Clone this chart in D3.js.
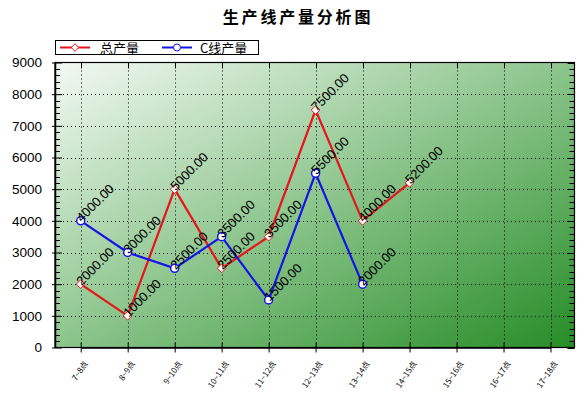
<!DOCTYPE html>
<html>
<head>
<meta charset="utf-8">
<script src="https://cdn.jsdelivr.net/npm/d3@7"></script>
<style>
  body { margin: 0; background: #fff; }
  svg { display: block; font-family: "Liberation Sans", Arial, "Noto Sans CJK SC", sans-serif; }
</style>
</head>
<body>
<svg id="chart"></svg>
<script>
"use strict";

const categories = ["7~8点", "8~9点", "9~10点", "10~11点", "11~12点", "12~13点",
    "13~14点", "14~15点", "15~16点", "16~17点", "17~18点"];
const totalValues = [2000, 1000, 5000, 2500, 3500, 7500, 4000, 5200];
const lineCValues = [4000, 3000, 2500, 3500, 1500, 5500, 2000];
const yTicks = [0, 1000, 2000, 3000, 4000, 5000, 6000, 7000, 8000, 9000];
const seriesNames = ["总产量", "C线产量"];

const width = 588, height = 395;
const plot = { left: 55, right: 574.5, top: 62.5, bottom: 347.5 };
const CJK = "'Noto Sans CJK SC', sans-serif";

const svg = d3.select("#chart").attr("width", width).attr("height", height);

const x = d3.scalePoint().domain(categories).range([80.7, 550.5]);
const y = d3.scaleLinear().domain([0, 9000]).range([plot.bottom, plot.top]);

// background gradient
const grad = svg.append("defs").append("linearGradient")
    .attr("id", "bg").attr("x1", 0).attr("y1", 0).attr("x2", 1).attr("y2", 1);
grad.append("stop").attr("offset", 0).attr("stop-color", "#f4faf4");
grad.append("stop").attr("offset", 0.5).attr("stop-color", "#8cc58c");
grad.append("stop").attr("offset", 1).attr("stop-color", "#268c26");

svg.append("rect")
    .attr("x", plot.left).attr("y", plot.top)
    .attr("width", plot.right - plot.left).attr("height", plot.bottom - plot.top)
    .attr("fill", "url(#bg)");

// title
svg.append("text")
    .attr("x", 298).attr("y", 23)
    .attr("text-anchor", "middle")
    .style("font-family", CJK).style("font-weight", "bold").style("font-size", "16px")
    .style("letter-spacing", "2.8px")
    .text("生产线产量分析图");

// dotted grid
const grid = svg.append("g").attr("stroke", "#000").attr("stroke-dasharray", "1,3").attr("stroke-width", 1);
grid.selectAll(".hg").data(yTicks.slice(1, -1)).enter().append("line")
    .attr("x1", plot.left).attr("x2", plot.right)
    .attr("y1", d => Math.round(y(d)) + 0.5).attr("y2", d => Math.round(y(d)) + 0.5);
grid.selectAll(".vg").data(categories).enter().append("line")
    .attr("x1", d => Math.round(x(d)) + 0.5).attr("x2", d => Math.round(x(d)) + 0.5)
    .attr("y1", plot.top).attr("y2", plot.bottom);

// y axis with major + minor ticks, mirrored on the right
const yAxis = svg.append("g").attr("transform", `translate(${plot.left},0)`)
    .call(d3.axisLeft(y).tickValues(yTicks).tickFormat(d3.format("d")).tickSize(3).tickSizeOuter(0));
yAxis.selectAll(".tick line").attr("x2", -3).attr("x1", 7);
yAxis.selectAll("text").attr("x", -13).style("font-size", "13.5px").attr("fill", "#000");
yAxis.select(".domain").attr("stroke-width", 1.5);

const minor = d3.range(0, 9001, 200).filter(v => v % 1000 !== 0);
svg.append("g").selectAll("line").data(minor).enter().append("line")
    .attr("x1", plot.left).attr("x2", plot.left + 5)
    .attr("y1", d => Math.round(y(d)) + 0.5).attr("y2", d => Math.round(y(d)) + 0.5)
    .attr("stroke", "#000");
svg.append("g").selectAll("line").data(d3.range(0, 9001, 200)).enter().append("line")
    .attr("x1", plot.right).attr("x2", d => plot.right - (d % 1000 === 0 ? 7 : 5))
    .attr("y1", d => Math.round(y(d)) + 0.5).attr("y2", d => Math.round(y(d)) + 0.5)
    .attr("stroke", "#000");

// frame
svg.append("rect")
    .attr("x", plot.left).attr("y", plot.top)
    .attr("width", plot.right - plot.left).attr("height", plot.bottom - plot.top)
    .attr("fill", "none").attr("stroke", "#000").attr("stroke-width", 1.2);

// x axis
const xAxis = svg.append("g").attr("transform", `translate(0,${plot.bottom})`)
    .call(d3.axisBottom(x).tickSize(5).tickSizeOuter(0));
xAxis.select(".domain").attr("stroke-width", 1.5);
xAxis.selectAll(".tick line").attr("y1", -5).attr("y2", 5);
xAxis.selectAll("text")
    .attr("y", 0).attr("dy", 0)
    .attr("transform", "translate(7,16) rotate(-56)")
    .attr("text-anchor", "end")
    .style("font-family", CJK).style("font-size", "8px").attr("fill", "#000");

// top ticks
svg.append("g").selectAll("line").data(categories).enter().append("line")
    .attr("x1", d => Math.round(x(d)) + 0.5).attr("x2", d => Math.round(x(d)) + 0.5)
    .attr("y1", plot.top).attr("y2", plot.top + 6).attr("stroke", "#000");

// series
const series = [
    { name: seriesNames[0], values: totalValues, color: "#e8141c", marker: "diamond" },
    { name: seriesNames[1], values: lineCValues, color: "#1414e6", marker: "circle" }
];

const line = d3.line().x((d, i) => x(categories[i])).y(d => y(d));
const diamond = d3.symbol().type(d3.symbolDiamond2).size(48);

series.forEach(s => {
    const g = svg.append("g");
    g.append("path").datum(s.values)
        .attr("d", line).attr("fill", "none")
        .attr("stroke", s.color).attr("stroke-width", 2.2);
    const pts = g.selectAll(".pt").data(s.values).enter().append("g")
        .attr("transform", (d, i) => `translate(${x(categories[i])},${y(d)})`);
    if (s.marker === "diamond") {
        pts.append("path").attr("d", diamond).attr("fill", "#fff").attr("stroke", s.color).attr("stroke-width", 1);
    } else {
        pts.append("circle").attr("r", 4).attr("fill", "#fff").attr("stroke", s.color).attr("stroke-width", 1.5);
    }
});

// data labels
series.forEach(s => {
    svg.append("g").selectAll("text").data(s.values).enter().append("text")
        .attr("transform", (d, i) => `translate(${x(categories[i]) + 1},${y(d) + 2}) rotate(-45)`)
        .style("font-size", "13px")
        .text(d => d3.format(".2f")(d));
});

// legend
const legend = svg.append("g");
legend.append("rect").attr("x", 55.5).attr("y", 40.5).attr("width", 203).attr("height", 14)
    .attr("fill", "#fff").attr("stroke", "#000");
const legendItems = [
    { x0: 60, tx: 100, s: series[0] },
    { x0: 162, tx: 200, s: series[1] }
];
legendItems.forEach(it => {
    legend.append("line").attr("x1", it.x0).attr("x2", it.x0 + 30).attr("y1", 47.5).attr("y2", 47.5)
        .attr("stroke", it.s.color).attr("stroke-width", 2);
    if (it.s.marker === "diamond") {
        legend.append("path").attr("d", d3.symbol().type(d3.symbolDiamond2).size(36))
            .attr("transform", `translate(${it.x0 + 15},47.5)`)
            .attr("fill", "#fff").attr("stroke", it.s.color);
    } else {
        legend.append("circle").attr("cx", it.x0 + 15).attr("cy", 47.5).attr("r", 3.5)
            .attr("fill", "#fff").attr("stroke", it.s.color);
    }
    legend.append("text").attr("x", it.tx).attr("y", 52.5)
        .style("font-family", CJK).style("font-size", "13px")
        .text(it.s.name);
});
</script>
</body>
</html>
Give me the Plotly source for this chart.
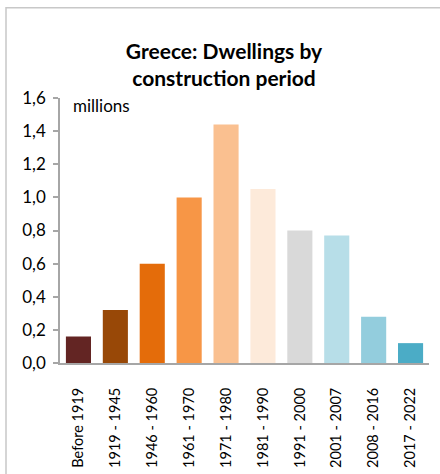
##############################
How many lines in the listing contain "chart"? Answer with the number alone.

Task answer | 4